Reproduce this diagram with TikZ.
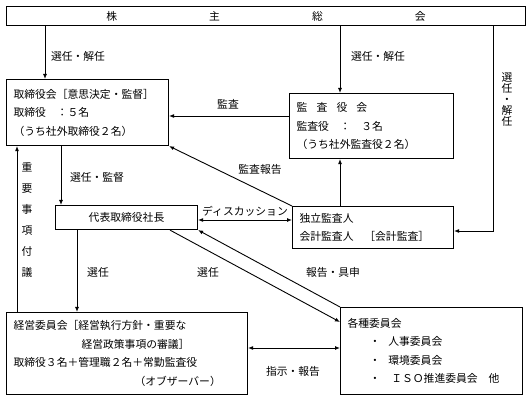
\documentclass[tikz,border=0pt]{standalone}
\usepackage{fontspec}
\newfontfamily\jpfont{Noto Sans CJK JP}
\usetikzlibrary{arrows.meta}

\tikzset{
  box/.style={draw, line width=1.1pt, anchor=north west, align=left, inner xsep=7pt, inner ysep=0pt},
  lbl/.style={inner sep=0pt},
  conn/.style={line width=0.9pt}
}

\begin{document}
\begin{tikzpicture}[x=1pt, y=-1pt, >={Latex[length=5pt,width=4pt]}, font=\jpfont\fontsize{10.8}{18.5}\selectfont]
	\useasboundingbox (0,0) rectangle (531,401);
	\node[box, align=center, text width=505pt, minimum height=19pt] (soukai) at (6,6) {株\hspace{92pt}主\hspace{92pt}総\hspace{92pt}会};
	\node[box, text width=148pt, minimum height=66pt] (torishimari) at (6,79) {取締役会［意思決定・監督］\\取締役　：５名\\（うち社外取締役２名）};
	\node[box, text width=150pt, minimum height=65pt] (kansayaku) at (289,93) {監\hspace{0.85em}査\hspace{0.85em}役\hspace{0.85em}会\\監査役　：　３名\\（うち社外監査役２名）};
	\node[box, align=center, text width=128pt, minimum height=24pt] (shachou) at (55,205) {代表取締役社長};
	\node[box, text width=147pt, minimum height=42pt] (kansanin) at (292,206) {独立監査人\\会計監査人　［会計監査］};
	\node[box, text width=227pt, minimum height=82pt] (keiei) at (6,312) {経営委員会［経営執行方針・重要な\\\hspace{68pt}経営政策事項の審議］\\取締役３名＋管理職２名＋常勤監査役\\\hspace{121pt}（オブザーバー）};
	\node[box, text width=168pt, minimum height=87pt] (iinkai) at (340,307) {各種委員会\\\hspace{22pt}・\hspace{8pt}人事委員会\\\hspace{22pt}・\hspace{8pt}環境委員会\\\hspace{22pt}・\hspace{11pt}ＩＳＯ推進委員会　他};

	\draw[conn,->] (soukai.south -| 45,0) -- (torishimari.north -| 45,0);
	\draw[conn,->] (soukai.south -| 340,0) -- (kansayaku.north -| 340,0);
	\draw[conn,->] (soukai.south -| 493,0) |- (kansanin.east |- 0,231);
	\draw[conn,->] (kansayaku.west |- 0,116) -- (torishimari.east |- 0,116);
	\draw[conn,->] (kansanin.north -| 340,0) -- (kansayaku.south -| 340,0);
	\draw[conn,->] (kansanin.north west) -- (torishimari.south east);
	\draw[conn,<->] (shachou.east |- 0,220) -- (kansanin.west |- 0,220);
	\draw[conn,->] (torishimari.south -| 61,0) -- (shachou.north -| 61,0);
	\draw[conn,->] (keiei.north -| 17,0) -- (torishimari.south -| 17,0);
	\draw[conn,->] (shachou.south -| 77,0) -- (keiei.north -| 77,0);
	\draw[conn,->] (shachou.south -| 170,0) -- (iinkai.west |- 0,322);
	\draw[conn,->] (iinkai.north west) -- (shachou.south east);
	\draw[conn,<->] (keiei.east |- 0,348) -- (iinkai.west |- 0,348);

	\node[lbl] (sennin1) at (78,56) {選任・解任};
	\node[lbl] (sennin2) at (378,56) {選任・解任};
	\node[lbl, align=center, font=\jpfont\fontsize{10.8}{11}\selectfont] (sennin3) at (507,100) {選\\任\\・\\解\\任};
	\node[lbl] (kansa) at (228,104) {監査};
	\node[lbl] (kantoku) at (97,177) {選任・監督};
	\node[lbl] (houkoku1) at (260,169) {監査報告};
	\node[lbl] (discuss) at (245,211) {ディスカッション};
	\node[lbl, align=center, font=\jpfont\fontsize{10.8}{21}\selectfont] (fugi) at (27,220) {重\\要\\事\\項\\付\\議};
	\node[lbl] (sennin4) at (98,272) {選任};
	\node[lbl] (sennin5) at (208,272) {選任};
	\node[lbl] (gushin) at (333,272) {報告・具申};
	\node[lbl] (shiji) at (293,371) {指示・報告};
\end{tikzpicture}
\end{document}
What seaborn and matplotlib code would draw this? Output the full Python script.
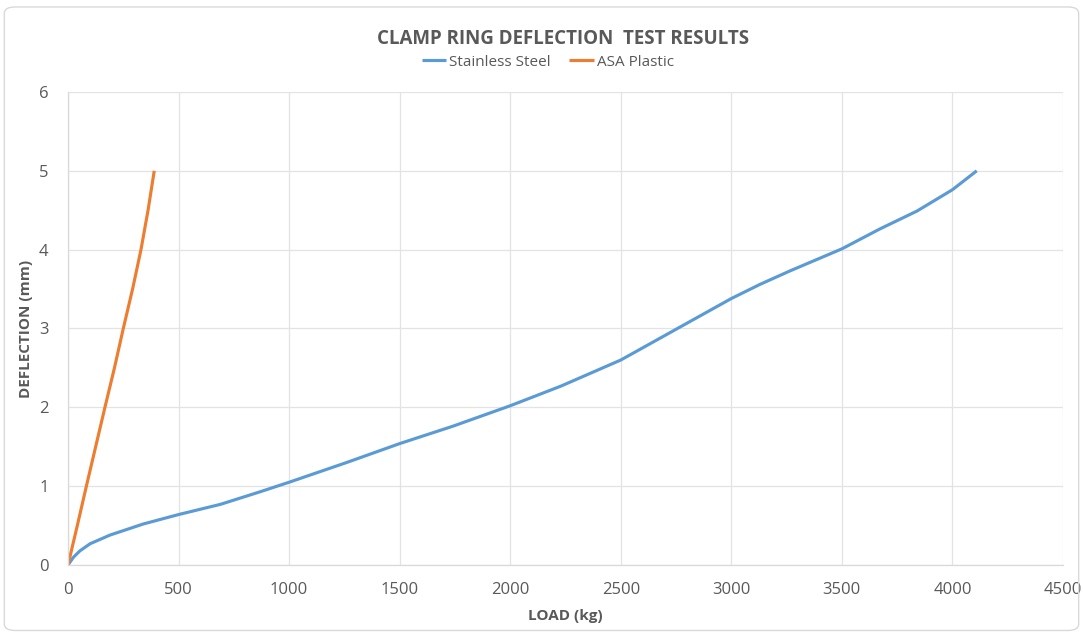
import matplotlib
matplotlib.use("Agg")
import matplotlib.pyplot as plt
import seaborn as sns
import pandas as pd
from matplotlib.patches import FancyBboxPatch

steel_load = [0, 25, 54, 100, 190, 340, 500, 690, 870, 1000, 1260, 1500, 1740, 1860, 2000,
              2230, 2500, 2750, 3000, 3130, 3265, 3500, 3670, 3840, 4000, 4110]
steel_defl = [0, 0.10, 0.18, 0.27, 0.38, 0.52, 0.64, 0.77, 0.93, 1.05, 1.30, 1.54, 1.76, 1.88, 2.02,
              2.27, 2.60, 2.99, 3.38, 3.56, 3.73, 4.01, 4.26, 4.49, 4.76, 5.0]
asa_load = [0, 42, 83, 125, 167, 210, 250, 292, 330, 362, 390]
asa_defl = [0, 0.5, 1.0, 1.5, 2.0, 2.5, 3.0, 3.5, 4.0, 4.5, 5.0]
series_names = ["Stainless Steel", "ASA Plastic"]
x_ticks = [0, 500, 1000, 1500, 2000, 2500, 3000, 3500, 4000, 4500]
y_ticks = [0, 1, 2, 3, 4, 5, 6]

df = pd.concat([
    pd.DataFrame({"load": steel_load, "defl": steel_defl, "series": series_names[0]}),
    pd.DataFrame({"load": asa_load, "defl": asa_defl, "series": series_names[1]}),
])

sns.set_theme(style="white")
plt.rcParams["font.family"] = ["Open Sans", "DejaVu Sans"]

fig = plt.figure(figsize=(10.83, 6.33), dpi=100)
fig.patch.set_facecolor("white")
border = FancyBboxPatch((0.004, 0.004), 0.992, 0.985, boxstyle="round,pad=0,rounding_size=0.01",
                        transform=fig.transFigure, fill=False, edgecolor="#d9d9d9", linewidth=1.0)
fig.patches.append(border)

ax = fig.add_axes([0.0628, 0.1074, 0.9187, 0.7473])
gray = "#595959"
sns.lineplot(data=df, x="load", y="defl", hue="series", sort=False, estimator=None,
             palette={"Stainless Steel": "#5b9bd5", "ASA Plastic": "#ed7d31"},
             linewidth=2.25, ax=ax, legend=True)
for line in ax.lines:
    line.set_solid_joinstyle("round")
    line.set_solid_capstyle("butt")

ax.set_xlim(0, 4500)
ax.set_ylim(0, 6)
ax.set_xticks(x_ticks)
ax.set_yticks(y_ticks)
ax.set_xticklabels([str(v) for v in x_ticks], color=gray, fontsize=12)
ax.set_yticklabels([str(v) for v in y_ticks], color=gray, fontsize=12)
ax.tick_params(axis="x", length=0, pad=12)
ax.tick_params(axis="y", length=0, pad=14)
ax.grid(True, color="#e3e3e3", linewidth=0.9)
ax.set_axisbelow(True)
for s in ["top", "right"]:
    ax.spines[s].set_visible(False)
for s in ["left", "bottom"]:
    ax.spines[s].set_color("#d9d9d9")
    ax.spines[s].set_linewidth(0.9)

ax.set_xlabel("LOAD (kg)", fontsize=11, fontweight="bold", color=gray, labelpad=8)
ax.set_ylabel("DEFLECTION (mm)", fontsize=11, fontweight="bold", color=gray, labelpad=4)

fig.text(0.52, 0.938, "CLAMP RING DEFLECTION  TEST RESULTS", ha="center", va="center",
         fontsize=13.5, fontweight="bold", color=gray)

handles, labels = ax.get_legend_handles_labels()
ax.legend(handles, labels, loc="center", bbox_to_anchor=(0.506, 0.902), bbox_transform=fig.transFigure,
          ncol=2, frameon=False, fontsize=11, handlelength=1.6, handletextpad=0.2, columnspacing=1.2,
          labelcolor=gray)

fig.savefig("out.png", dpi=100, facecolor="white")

▶ _Objective_: Reproduce the material word for word, minus the images.

▶ _Task result_:
Reproduce this diagram with TikZ.
\documentclass[tikz,border=0pt]{standalone}
\usepackage{fontspec}
\newfontfamily\jpfont{Noto Sans CJK JP}
\usetikzlibrary{arrows.meta}

\tikzset{
  box/.style={draw, line width=1.1pt, anchor=north west, align=left, inner xsep=7pt, inner ysep=0pt},
  lbl/.style={inner sep=0pt},
  conn/.style={line width=0.9pt}
}

\begin{document}
\begin{tikzpicture}[x=1pt, y=-1pt, >={Latex[length=5pt,width=4pt]}, font=\jpfont\fontsize{10.8}{18.5}\selectfont]
	\useasboundingbox (0,0) rectangle (531,401);
	\node[box, align=center, text width=505pt, minimum height=19pt] (soukai) at (6,6) {株\hspace{92pt}主\hspace{92pt}総\hspace{92pt}会};
	\node[box, text width=148pt, minimum height=66pt] (torishimari) at (6,79) {取締役会［意思決定・監督］\\取締役　：５名\\（うち社外取締役２名）};
	\node[box, text width=150pt, minimum height=65pt] (kansayaku) at (289,93) {監\hspace{0.85em}査\hspace{0.85em}役\hspace{0.85em}会\\監査役　：　３名\\（うち社外監査役２名）};
	\node[box, align=center, text width=128pt, minimum height=24pt] (shachou) at (55,205) {代表取締役社長};
	\node[box, text width=147pt, minimum height=42pt] (kansanin) at (292,206) {独立監査人\\会計監査人　［会計監査］};
	\node[box, text width=227pt, minimum height=82pt] (keiei) at (6,312) {経営委員会［経営執行方針・重要な\\\hspace{68pt}経営政策事項の審議］\\取締役３名＋管理職２名＋常勤監査役\\\hspace{121pt}（オブザーバー）};
	\node[box, text width=168pt, minimum height=87pt] (iinkai) at (340,307) {各種委員会\\\hspace{22pt}・\hspace{8pt}人事委員会\\\hspace{22pt}・\hspace{8pt}環境委員会\\\hspace{22pt}・\hspace{11pt}ＩＳＯ推進委員会　他};

	\draw[conn,->] (soukai.south -| 45,0) -- (torishimari.north -| 45,0);
	\draw[conn,->] (soukai.south -| 340,0) -- (kansayaku.north -| 340,0);
	\draw[conn,->] (soukai.south -| 493,0) |- (kansanin.east |- 0,231);
	\draw[conn,->] (kansayaku.west |- 0,116) -- (torishimari.east |- 0,116);
	\draw[conn,->] (kansanin.north -| 340,0) -- (kansayaku.south -| 340,0);
	\draw[conn,->] (kansanin.north west) -- (torishimari.south east);
	\draw[conn,<->] (shachou.east |- 0,220) -- (kansanin.west |- 0,220);
	\draw[conn,->] (torishimari.south -| 61,0) -- (shachou.north -| 61,0);
	\draw[conn,->] (keiei.north -| 17,0) -- (torishimari.south -| 17,0);
	\draw[conn,->] (shachou.south -| 77,0) -- (keiei.north -| 77,0);
	\draw[conn,->] (shachou.south -| 170,0) -- (iinkai.west |- 0,322);
	\draw[conn,->] (iinkai.north west) -- (shachou.south east);
	\draw[conn,<->] (keiei.east |- 0,348) -- (iinkai.west |- 0,348);

	\node[lbl] (sennin1) at (78,56) {選任・解任};
	\node[lbl] (sennin2) at (378,56) {選任・解任};
	\node[lbl, align=center, font=\jpfont\fontsize{10.8}{11}\selectfont] (sennin3) at (507,100) {選\\任\\・\\解\\任};
	\node[lbl] (kansa) at (228,104) {監査};
	\node[lbl] (kantoku) at (97,177) {選任・監督};
	\node[lbl] (houkoku1) at (260,169) {監査報告};
	\node[lbl] (discuss) at (245,211) {ディスカッション};
	\node[lbl, align=center, font=\jpfont\fontsize{10.8}{21}\selectfont] (fugi) at (27,220) {重\\要\\事\\項\\付\\議};
	\node[lbl] (sennin4) at (98,272) {選任};
	\node[lbl] (sennin5) at (208,272) {選任};
	\node[lbl] (gushin) at (333,272) {報告・具申};
	\node[lbl] (shiji) at (293,371) {指示・報告};
\end{tikzpicture}
\end{document}
What seaborn and matplotlib code would draw this? Output the full Python script.
import matplotlib
matplotlib.use("Agg")
import matplotlib.pyplot as plt
import seaborn as sns
import pandas as pd
from matplotlib.patches import FancyBboxPatch

steel_load = [0, 25, 54, 100, 190, 340, 500, 690, 870, 1000, 1260, 1500, 1740, 1860, 2000,
              2230, 2500, 2750, 3000, 3130, 3265, 3500, 3670, 3840, 4000, 4110]
steel_defl = [0, 0.10, 0.18, 0.27, 0.38, 0.52, 0.64, 0.77, 0.93, 1.05, 1.30, 1.54, 1.76, 1.88, 2.02,
              2.27, 2.60, 2.99, 3.38, 3.56, 3.73, 4.01, 4.26, 4.49, 4.76, 5.0]
asa_load = [0, 42, 83, 125, 167, 210, 250, 292, 330, 362, 390]
asa_defl = [0, 0.5, 1.0, 1.5, 2.0, 2.5, 3.0, 3.5, 4.0, 4.5, 5.0]
series_names = ["Stainless Steel", "ASA Plastic"]
x_ticks = [0, 500, 1000, 1500, 2000, 2500, 3000, 3500, 4000, 4500]
y_ticks = [0, 1, 2, 3, 4, 5, 6]

df = pd.concat([
    pd.DataFrame({"load": steel_load, "defl": steel_defl, "series": series_names[0]}),
    pd.DataFrame({"load": asa_load, "defl": asa_defl, "series": series_names[1]}),
])

sns.set_theme(style="white")
plt.rcParams["font.family"] = ["Open Sans", "DejaVu Sans"]

fig = plt.figure(figsize=(10.83, 6.33), dpi=100)
fig.patch.set_facecolor("white")
border = FancyBboxPatch((0.004, 0.004), 0.992, 0.985, boxstyle="round,pad=0,rounding_size=0.01",
                        transform=fig.transFigure, fill=False, edgecolor="#d9d9d9", linewidth=1.0)
fig.patches.append(border)

ax = fig.add_axes([0.0628, 0.1074, 0.9187, 0.7473])
gray = "#595959"
sns.lineplot(data=df, x="load", y="defl", hue="series", sort=False, estimator=None,
             palette={"Stainless Steel": "#5b9bd5", "ASA Plastic": "#ed7d31"},
             linewidth=2.25, ax=ax, legend=True)
for line in ax.lines:
    line.set_solid_joinstyle("round")
    line.set_solid_capstyle("butt")

ax.set_xlim(0, 4500)
ax.set_ylim(0, 6)
ax.set_xticks(x_ticks)
ax.set_yticks(y_ticks)
ax.set_xticklabels([str(v) for v in x_ticks], color=gray, fontsize=12)
ax.set_yticklabels([str(v) for v in y_ticks], color=gray, fontsize=12)
ax.tick_params(axis="x", length=0, pad=12)
ax.tick_params(axis="y", length=0, pad=14)
ax.grid(True, color="#e3e3e3", linewidth=0.9)
ax.set_axisbelow(True)
for s in ["top", "right"]:
    ax.spines[s].set_visible(False)
for s in ["left", "bottom"]:
    ax.spines[s].set_color("#d9d9d9")
    ax.spines[s].set_linewidth(0.9)

ax.set_xlabel("LOAD (kg)", fontsize=11, fontweight="bold", color=gray, labelpad=8)
ax.set_ylabel("DEFLECTION (mm)", fontsize=11, fontweight="bold", color=gray, labelpad=4)

fig.text(0.52, 0.938, "CLAMP RING DEFLECTION  TEST RESULTS", ha="center", va="center",
         fontsize=13.5, fontweight="bold", color=gray)

handles, labels = ax.get_legend_handles_labels()
ax.legend(handles, labels, loc="center", bbox_to_anchor=(0.506, 0.902), bbox_transform=fig.transFigure,
          ncol=2, frameon=False, fontsize=11, handlelength=1.6, handletextpad=0.2, columnspacing=1.2,
          labelcolor=gray)

fig.savefig("out.png", dpi=100, facecolor="white")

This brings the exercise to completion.